Mannheim. Mehr als 5.000 Besucher zog es bei sonnig-warmem Traumwetter zum 30. Fest in der Max-Joseph-Straße. Nach wie vor steht die Veranstaltung für Solidarität und Vielfalt, gegen Ausgrenzung und Feindseligkeit, aber auch für Spiel und Spaß und Leckereien für jedermann. Bernd Göttel, Gerald Peischl und Heike Dohr hatten das Fest 1993 nach fremdenfeindlichen Ausschreitungen, unter anderem 1992 im Mannheimer Stadtteil Schönau, gegründet. Auch in diesem Jahr warnt Bernd Göttel bei der Eröffnung vor Rassismus und gibt dann schon die Bühne frei für den ersten Programmpunkt, den traditionellen Auftritt der jungen Zirkus-Artisten.

Bernd Göttel, Mitgründer des Festes in der Max-Joseph-Straße, bei der Eröffnung. © Ute Bechtel-Wissenbach

Dabei sind die Kinder von Trolori, der Zirkusschule des Spielmobils beim Jugendamt, sowie vom Kinder- und Jugendzirkus Aladin des Johann-Peter-Hebel-Heims.
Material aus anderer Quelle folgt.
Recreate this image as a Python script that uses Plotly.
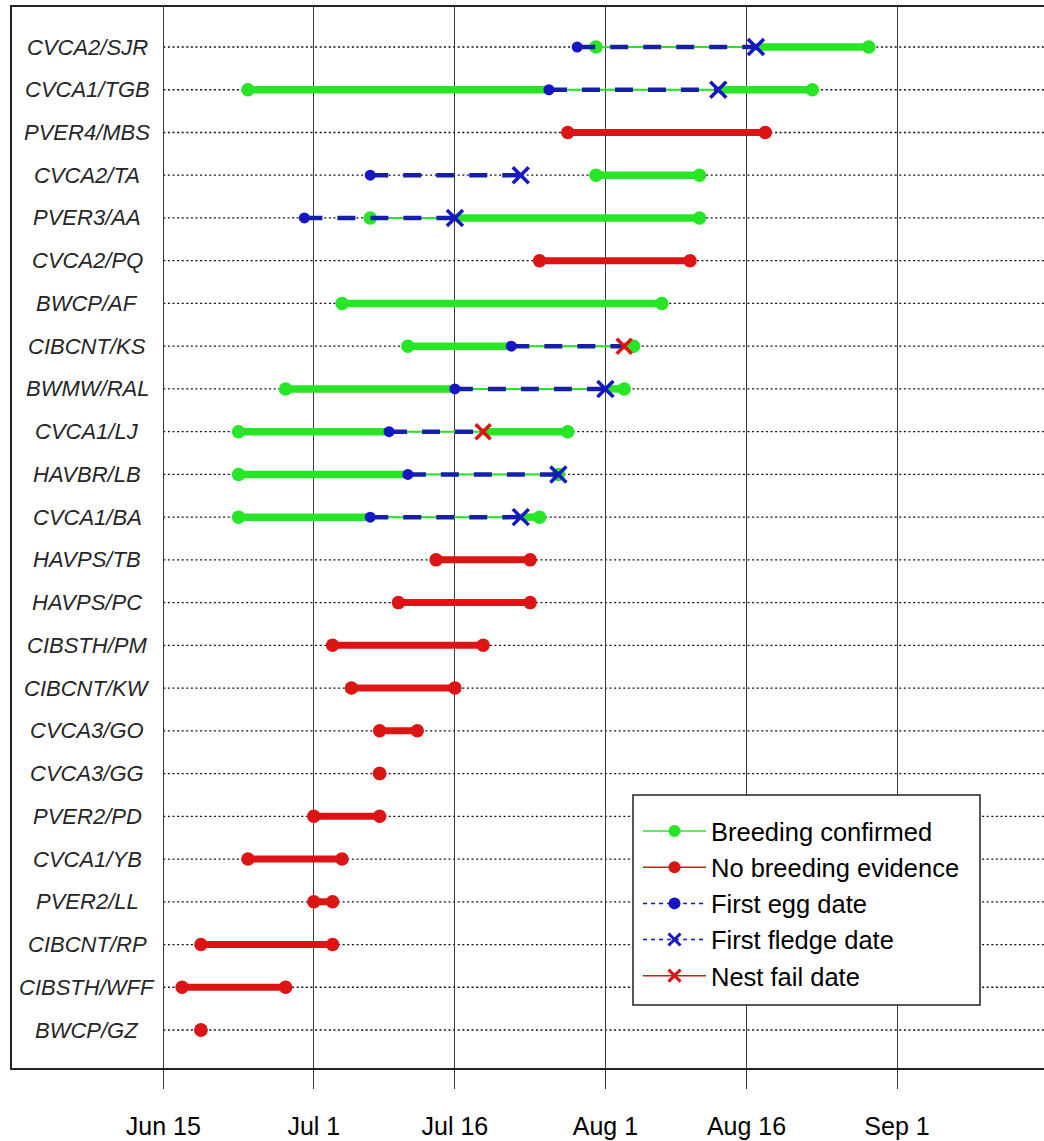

Sie präsentieren zehn Nummern und sind sehr aufgeregt, so wie Susanne und Vanessa, die ihre Balance auf Trommeln unter Beweis stellen.

Verschiedene Projekte und soziale Angebote stellen sich vor

Am frühen Nachmittag ist der Andrang noch überschaubar, es ist Zeit und Raum, sich bei Solawi, der Solidarischen Landwirtschaft Mannheim-Ludwigshafen, umzuschauen. Mitglieder des Vereins holen sich einmal in der Woche das Gemüse eines Bioland-Betriebs aus der Pfalz in verschiedenen Depots in Mannheimer Stadtteilen ab. Die frische Ware kommt so regional und saisonal zu einem vorher verhandelten Fixpreis zum Kunden. Solawi nimmt derzeit noch Mitglieder auf.
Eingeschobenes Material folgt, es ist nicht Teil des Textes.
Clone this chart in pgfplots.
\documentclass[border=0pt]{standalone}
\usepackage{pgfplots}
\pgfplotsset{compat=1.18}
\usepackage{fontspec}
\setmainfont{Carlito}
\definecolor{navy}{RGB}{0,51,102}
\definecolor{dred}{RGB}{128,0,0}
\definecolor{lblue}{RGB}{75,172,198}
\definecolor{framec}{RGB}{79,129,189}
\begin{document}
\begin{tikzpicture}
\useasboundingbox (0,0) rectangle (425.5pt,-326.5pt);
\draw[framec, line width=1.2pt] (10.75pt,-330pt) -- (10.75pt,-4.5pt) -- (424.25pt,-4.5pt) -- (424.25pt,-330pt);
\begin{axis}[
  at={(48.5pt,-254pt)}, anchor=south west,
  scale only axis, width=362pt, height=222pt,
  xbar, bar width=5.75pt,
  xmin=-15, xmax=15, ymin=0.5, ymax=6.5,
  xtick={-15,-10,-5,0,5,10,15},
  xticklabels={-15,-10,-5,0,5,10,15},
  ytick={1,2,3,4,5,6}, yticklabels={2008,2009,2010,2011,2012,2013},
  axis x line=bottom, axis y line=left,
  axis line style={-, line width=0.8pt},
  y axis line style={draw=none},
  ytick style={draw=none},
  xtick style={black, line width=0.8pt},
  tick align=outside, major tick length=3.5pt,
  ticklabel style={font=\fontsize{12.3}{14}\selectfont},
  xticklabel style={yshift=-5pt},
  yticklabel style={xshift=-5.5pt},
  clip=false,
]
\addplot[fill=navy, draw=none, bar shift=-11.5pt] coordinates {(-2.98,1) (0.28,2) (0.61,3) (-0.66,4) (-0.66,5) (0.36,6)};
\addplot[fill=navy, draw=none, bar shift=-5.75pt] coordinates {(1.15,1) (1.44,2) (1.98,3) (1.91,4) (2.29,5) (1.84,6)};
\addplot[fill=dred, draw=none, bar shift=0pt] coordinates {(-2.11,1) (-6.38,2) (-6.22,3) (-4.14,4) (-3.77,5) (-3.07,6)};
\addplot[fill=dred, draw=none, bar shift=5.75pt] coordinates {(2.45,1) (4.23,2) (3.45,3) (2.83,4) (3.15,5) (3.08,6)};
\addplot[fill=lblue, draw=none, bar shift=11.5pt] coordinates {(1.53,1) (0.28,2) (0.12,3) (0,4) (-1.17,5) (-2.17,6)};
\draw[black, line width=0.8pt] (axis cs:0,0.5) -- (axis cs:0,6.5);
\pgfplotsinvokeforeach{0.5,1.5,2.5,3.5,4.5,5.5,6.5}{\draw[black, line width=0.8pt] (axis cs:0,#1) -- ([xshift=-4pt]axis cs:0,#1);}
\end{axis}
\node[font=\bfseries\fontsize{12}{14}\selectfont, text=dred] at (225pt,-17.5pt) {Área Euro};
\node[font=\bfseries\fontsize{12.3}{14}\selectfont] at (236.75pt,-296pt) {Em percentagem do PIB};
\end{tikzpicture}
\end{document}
Nebenan steht das International Rescue Committee IRC mit Sitz in Berlin und Büros in den Bundesländern. Die Organisation, die 1933 auf Anregung von Albert Einstein entstanden ist, will Hilfe leisten und Perspektiven schaffen für Geflüchtete und weitere schutzbedürftige Menschen weltweit.

Hilfe in Notlagen bietet Ausweg Rhein-Neckar. Im Treffpunkt Café Kupfer in der Zeppelinstraße 47 sind alle willkommen, die Sorgen, Kummer oder Gesprächsbedarf haben. Unterstützt vom Ministerium für Soziales, Gesundheit und Integration Baden-Württemberg versucht man hier, Lösungen für die Menschen zu finden.
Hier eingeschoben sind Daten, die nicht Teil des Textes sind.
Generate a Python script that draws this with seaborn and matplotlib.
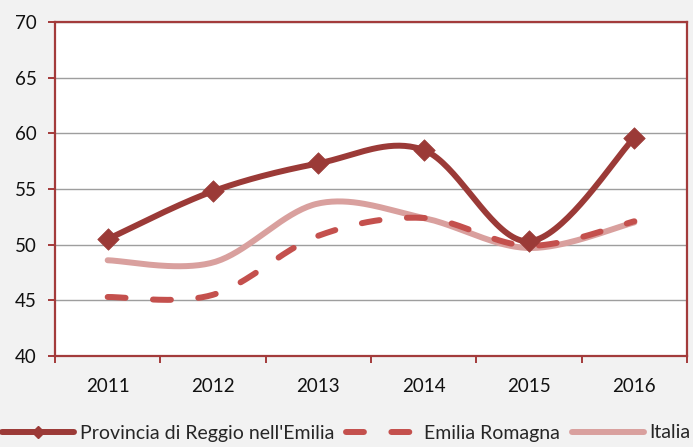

Zum Thema bezahlbares Wohnen informiert das Mietshäuser-Syndikat mit seinem Projekt TurleyUmbau², bei dem es um selbstverwaltetes Wohnen und Nachhaltigkeit geht. Hier wohnen die Menschen zu einer günstigen Miete, sind aber verpflichtet, sich dauerhaft zu engagieren. Am Samstag, 17. Mai, lädt man ab 14 Uhr zum Infotag in die Fritz-Salm-Straße 12.

Mit Infoständen vertreten sind unter anderen das Queere Zentrum Mannheim, die Nahostgruppe und Einrichtungen aus der Nachbarschaft. Der Kindergarten Alphörnchen, die Stadtteilbibliothek Herzogenried, das Junge Nationaltheater und Cinema Quadrat gehören zu den über 30 Teilnehmern des Festes.

Zübeyde und Yvonne verkaufen beim großen Kuchenbuffet der Neckarschule. © Ute Bechtel-Wissenbach

Gemütliche Stimmung, am Abend Musik und Tanz

Viele haben Speis und Trank im Angebot: Von Bagel, Bratwurst und Bulette über Dürüm, Gemüsegerichte und Salate bis zu Apfelkuchen und Zitroneneis, es bleiben keine kulinarischen Wünsche offen. Gekocht und zubereitet haben unter anderen der Migrantinnenverein Rhein-Neckar, der Förderverein Alte Feuerwache, das Schifferkinderheim und die Neckarschule, die über 80 Kuchen offeriert.

Hauptanziehungspunkt für Familien ist das Kinderfest im hinteren Teil der Straße. Hier sind das Jugendzentrum Erlenhof, die Zauberin Tilda und die Theaterakademie aus der Holzbauerstraße am Start. Sie bringt jedes Jahr ein neues Stück auf die improvisierte Bühne.

Zauberin Tilda ist seit über 20 Jahren beim Kinderfest dabei. © Ute Bechtel-Wissenbach

Trotz des ernsten Hintergrunds gelingt es der Max-Joseph-Straßen-Initiative, genannt Ini, mit den hundert Ehrenamtlichen eine entspannte Wohlfühl-Atmosphäre zu schaffen. Werner Räth und Bernd Stellenberger, wohnen seit über einem Jahr in Mannheim in den Quadraten und trinken hier zum ersten Mal ihr Bier: „Die Stimmung ist toll, alles ist relaxed und ruhig, so unaufgeregt, fast schon dörflich“, loben sie.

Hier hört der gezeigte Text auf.